* Material *
»»

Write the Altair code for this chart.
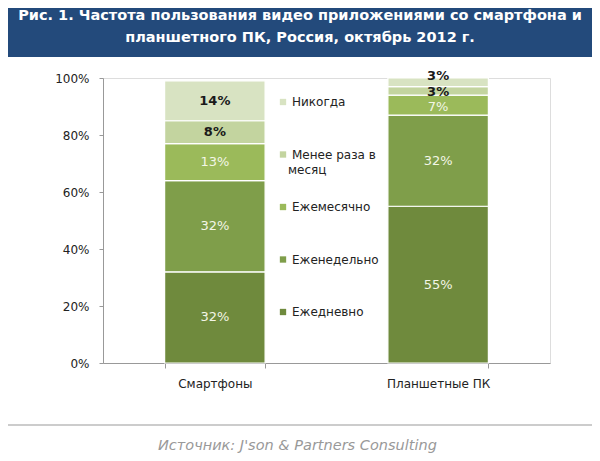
import altair as alt
import pandas as pd

devices = ["Смартфоны", "Планшетные ПК"]
frequencies = ["Ежедневно", "Еженедельно", "Ежемесячно", "Менее раза в месяц", "Никогда"]
smartphone_values = [32, 32, 13, 8, 14]
tablet_values = [55, 32, 7, 3, 3]
colors = ["#6f8a3d", "#7f9e4a", "#9bba5a", "#c3d49f", "#d8e3c2"]
y_ticks = [0, 20, 40, 60, 80, 100]
title_lines = ["Рис. 1. Частота пользования видео приложениями со смартфона и",
               "планшетного ПК, Россия, октябрь 2012 г."]
source_text = "Источник: J'son & Partners Consulting"
wrapped_label = ["Менее раза в", "месяц"]

rows = []
for dev, vals in zip(devices, [smartphone_values, tablet_values]):
    for i, (f, v) in enumerate(zip(frequencies, vals)):
        rows.append({"device": dev, "freq": f, "value": v, "order": i})
df = pd.DataFrame(rows)

W, H = 447, 285
PL, PT, PR, PB = 95, 70, 42, 90
FONT = "DejaVu Sans"

base = alt.Chart(df).transform_stack(
    stack="value", groupby=["device"], as_=["y0", "y1"],
    sort=[alt.SortField("order", "ascending")]
).transform_calculate(mid="(datum.y0 + datum.y1) / 2", label="datum.value + '%'")

xenc = alt.X("device:N", sort=devices, title=None,
             scale=alt.Scale(paddingInner=0.55, paddingOuter=0.276),
             axis=alt.Axis(labelAngle=0, labelFont=FONT, labelFontSize=12, labelColor="#222",
                           labelPadding=10, domainColor="#999", tickColor="#999",
                           tickBand="extent", tickSize=5))

bars = base.mark_bar(stroke="white", strokeWidth=1.2).encode(
    x=xenc,
    y=alt.Y("y0:Q", title=None, scale=alt.Scale(domain=[0, 100]),
            axis=alt.Axis(values=y_ticks, labelExpr="datum.value + '%'", labelFont=FONT,
                          labelFontSize=12, labelColor="#222", domainColor="#999",
                          tickColor="#999", tickSize=4, grid=False, labelPadding=10)),
    y2="y1:Q",
    color=alt.Color("freq:N",
                    scale=alt.Scale(domain=frequencies[::-1], range=colors[::-1]),
                    legend=alt.Legend(title=None, orient="none", legendX=174, legendY=18,
                                      symbolType="square", symbolSize=40, symbolStrokeWidth=0,
                                      labelFont=FONT, labelFontSize=12, labelColor="#222",
                                      rowPadding=40.5, labelOffset=3,
                                      labelExpr="datum.label == 'Менее раза в месяц' ? '" + wrapped_label[0] + "' : datum.label")),
)

xl = alt.X("device:N", sort=devices)
dark_labels = base.transform_filter("datum.order >= 3 && datum.value >= 5").mark_text(
    font=FONT, fontSize=13, fontWeight="bold", color="#1a1a1a").encode(
    x=xl, y="mid:Q", text="label:N")
small_top = base.transform_filter("datum.order == 4 && datum.value < 5").mark_text(
    font=FONT, fontSize=13, fontWeight="bold", color="#1a1a1a", dy=-6).encode(
    x=xl, y="mid:Q", text="label:N")
small_mid = base.transform_filter("datum.order == 3 && datum.value < 5").mark_text(
    font=FONT, fontSize=13, fontWeight="bold", color="#1a1a1a", dy=1).encode(
    x=xl, y="mid:Q", text="label:N")
light_labels = base.transform_filter("datum.order < 3 && datum.value >= 10").mark_text(
    font=FONT, fontSize=13, color="#f3f6e6").encode(
    x=xl, y="mid:Q", text="label:N")
light_small = base.transform_filter("datum.order < 3 && datum.value < 10").mark_text(
    font=FONT, fontSize=13, color="#f3f6e6", dy=2).encode(
    x=xl, y="mid:Q", text="label:N")

one = pd.DataFrame({"k": [0]})
banner = alt.Chart(one).mark_rect(color="#234a7b").encode(
    x=alt.value(-PL), x2=alt.value(W + PR), y=alt.value(-PT), y2=alt.value(-21))
t1 = alt.Chart(one).mark_text(font=FONT, fontSize=14.5, fontWeight="bold", color="white").encode(
    x=alt.value(197), y=alt.value(-62), text=alt.value(title_lines[0]))
t2 = alt.Chart(one).mark_text(font=FONT, fontSize=14.5, fontWeight="bold", color="white").encode(
    x=alt.value(197), y=alt.value(-40), text=alt.value(title_lines[1]))
legend_cont = alt.Chart(one).mark_text(font=FONT, fontSize=12, color="#222", align="left").encode(
    x=alt.value(185), y=alt.value(92), text=alt.value(wrapped_label[1]))
sep = alt.Chart(one).mark_rule(color="#bbbbbb", strokeWidth=1.5).encode(
    x=alt.value(-PL), x2=alt.value(W + PR), y=alt.value(347))
src = alt.Chart(one).mark_text(font=FONT, fontSize=14.5, fontStyle="italic", color="#999999",
                               align="left").encode(
    x=alt.value(55), y=alt.value(368), text=alt.value(source_text))

chart = alt.layer(bars, dark_labels, small_top, small_mid, light_labels, light_small,
                  banner, t1, t2, legend_cont, sep, src).properties(
    width=W, height=H, autosize="none",
    padding={"left": PL, "top": PT, "right": PR, "bottom": PB}
).configure_view(stroke=None).configure(background="white")

chart.save("out.html", embed_options={"renderer": "svg", "actions": False})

««

* Description of the task *
Copy out all the data exactly; skip the pictures.

* The response *
Write the Altair code for this chart.
import altair as alt
import pandas as pd

devices = ["Смартфоны", "Планшетные ПК"]
frequencies = ["Ежедневно", "Еженедельно", "Ежемесячно", "Менее раза в месяц", "Никогда"]
smartphone_values = [32, 32, 13, 8, 14]
tablet_values = [55, 32, 7, 3, 3]
colors = ["#6f8a3d", "#7f9e4a", "#9bba5a", "#c3d49f", "#d8e3c2"]
y_ticks = [0, 20, 40, 60, 80, 100]
title_lines = ["Рис. 1. Частота пользования видео приложениями со смартфона и",
               "планшетного ПК, Россия, октябрь 2012 г."]
source_text = "Источник: J'son & Partners Consulting"
wrapped_label = ["Менее раза в", "месяц"]

rows = []
for dev, vals in zip(devices, [smartphone_values, tablet_values]):
    for i, (f, v) in enumerate(zip(frequencies, vals)):
        rows.append({"device": dev, "freq": f, "value": v, "order": i})
df = pd.DataFrame(rows)

W, H = 447, 285
PL, PT, PR, PB = 95, 70, 42, 90
FONT = "DejaVu Sans"

base = alt.Chart(df).transform_stack(
    stack="value", groupby=["device"], as_=["y0", "y1"],
    sort=[alt.SortField("order", "ascending")]
).transform_calculate(mid="(datum.y0 + datum.y1) / 2", label="datum.value + '%'")

xenc = alt.X("device:N", sort=devices, title=None,
             scale=alt.Scale(paddingInner=0.55, paddingOuter=0.276),
             axis=alt.Axis(labelAngle=0, labelFont=FONT, labelFontSize=12, labelColor="#222",
                           labelPadding=10, domainColor="#999", tickColor="#999",
                           tickBand="extent", tickSize=5))

bars = base.mark_bar(stroke="white", strokeWidth=1.2).encode(
    x=xenc,
    y=alt.Y("y0:Q", title=None, scale=alt.Scale(domain=[0, 100]),
            axis=alt.Axis(values=y_ticks, labelExpr="datum.value + '%'", labelFont=FONT,
                          labelFontSize=12, labelColor="#222", domainColor="#999",
                          tickColor="#999", tickSize=4, grid=False, labelPadding=10)),
    y2="y1:Q",
    color=alt.Color("freq:N",
                    scale=alt.Scale(domain=frequencies[::-1], range=colors[::-1]),
                    legend=alt.Legend(title=None, orient="none", legendX=174, legendY=18,
                                      symbolType="square", symbolSize=40, symbolStrokeWidth=0,
                                      labelFont=FONT, labelFontSize=12, labelColor="#222",
                                      rowPadding=40.5, labelOffset=3,
                                      labelExpr="datum.label == 'Менее раза в месяц' ? '" + wrapped_label[0] + "' : datum.label")),
)

xl = alt.X("device:N", sort=devices)
dark_labels = base.transform_filter("datum.order >= 3 && datum.value >= 5").mark_text(
    font=FONT, fontSize=13, fontWeight="bold", color="#1a1a1a").encode(
    x=xl, y="mid:Q", text="label:N")
small_top = base.transform_filter("datum.order == 4 && datum.value < 5").mark_text(
    font=FONT, fontSize=13, fontWeight="bold", color="#1a1a1a", dy=-6).encode(
    x=xl, y="mid:Q", text="label:N")
small_mid = base.transform_filter("datum.order == 3 && datum.value < 5").mark_text(
    font=FONT, fontSize=13, fontWeight="bold", color="#1a1a1a", dy=1).encode(
    x=xl, y="mid:Q", text="label:N")
light_labels = base.transform_filter("datum.order < 3 && datum.value >= 10").mark_text(
    font=FONT, fontSize=13, color="#f3f6e6").encode(
    x=xl, y="mid:Q", text="label:N")
light_small = base.transform_filter("datum.order < 3 && datum.value < 10").mark_text(
    font=FONT, fontSize=13, color="#f3f6e6", dy=2).encode(
    x=xl, y="mid:Q", text="label:N")

one = pd.DataFrame({"k": [0]})
banner = alt.Chart(one).mark_rect(color="#234a7b").encode(
    x=alt.value(-PL), x2=alt.value(W + PR), y=alt.value(-PT), y2=alt.value(-21))
t1 = alt.Chart(one).mark_text(font=FONT, fontSize=14.5, fontWeight="bold", color="white").encode(
    x=alt.value(197), y=alt.value(-62), text=alt.value(title_lines[0]))
t2 = alt.Chart(one).mark_text(font=FONT, fontSize=14.5, fontWeight="bold", color="white").encode(
    x=alt.value(197), y=alt.value(-40), text=alt.value(title_lines[1]))
legend_cont = alt.Chart(one).mark_text(font=FONT, fontSize=12, color="#222", align="left").encode(
    x=alt.value(185), y=alt.value(92), text=alt.value(wrapped_label[1]))
sep = alt.Chart(one).mark_rule(color="#bbbbbb", strokeWidth=1.5).encode(
    x=alt.value(-PL), x2=alt.value(W + PR), y=alt.value(347))
src = alt.Chart(one).mark_text(font=FONT, fontSize=14.5, fontStyle="italic", color="#999999",
                               align="left").encode(
    x=alt.value(55), y=alt.value(368), text=alt.value(source_text))

chart = alt.layer(bars, dark_labels, small_top, small_mid, light_labels, light_small,
                  banner, t1, t2, legend_cont, sep, src).properties(
    width=W, height=H, autosize="none",
    padding={"left": PL, "top": PT, "right": PR, "bottom": PB}
).configure_view(stroke=None).configure(background="white")

chart.save("out.html", embed_options={"renderer": "svg", "actions": False})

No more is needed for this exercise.